Sunday, November 6, 2016

Manitoba's Painted Redstart

Manitoba's first and Canada's third Painted Redstart (Myioborus pictus), also known as "Painted Whitestart", showed up in Pinawa 11 days ago. This species breeds from Arizona and New Mexico down through the mountains of western Mexico into Nicaragua. Although the southern populations are resident, the populations in the southern U.S.A migrate south. Sometimes, the phenomenon of "reverse migration" takes a bird in the wrong direction, presumably due to a miscue of the innate (genetic) aspect of migration. In this case, instead of heading south towards Mexico this Painted Redstart has flown north to Manitoba and found itself in Pinawa.
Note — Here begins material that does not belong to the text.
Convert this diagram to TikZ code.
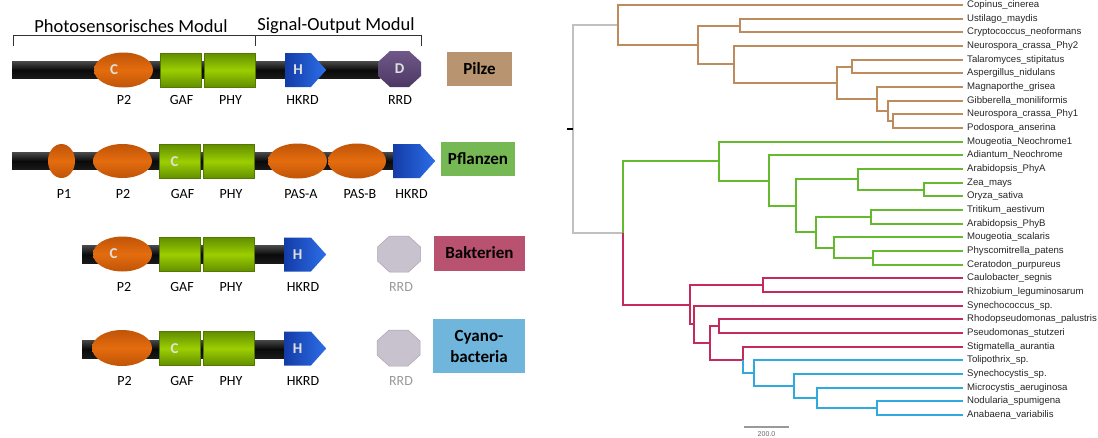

Its behaviour over the past 11 days suggests it has set up a winter territory in a small residential area. Currently it has enough to eat and appears very healthy (flying well and foraging actively) but its prospects of escaping winter's inevitable grip are slim. For now though, the balmy November weather southern Manitoba is enjoying is keeping our rare visitor in fine form and a steady stream of birders have come to watch this rarity. Seeing this bird today along with northern species like Hoary Redpoll, felt a little surreal. The four photos below show the bird perched, feeding by gleaning invertebrate prey from bark, and calling. Most interesting for me was to observe how it foraged like a nuthatch (third photo) in an effort to glean food from bark crevices (and also dead insects presumably from gutters and the like).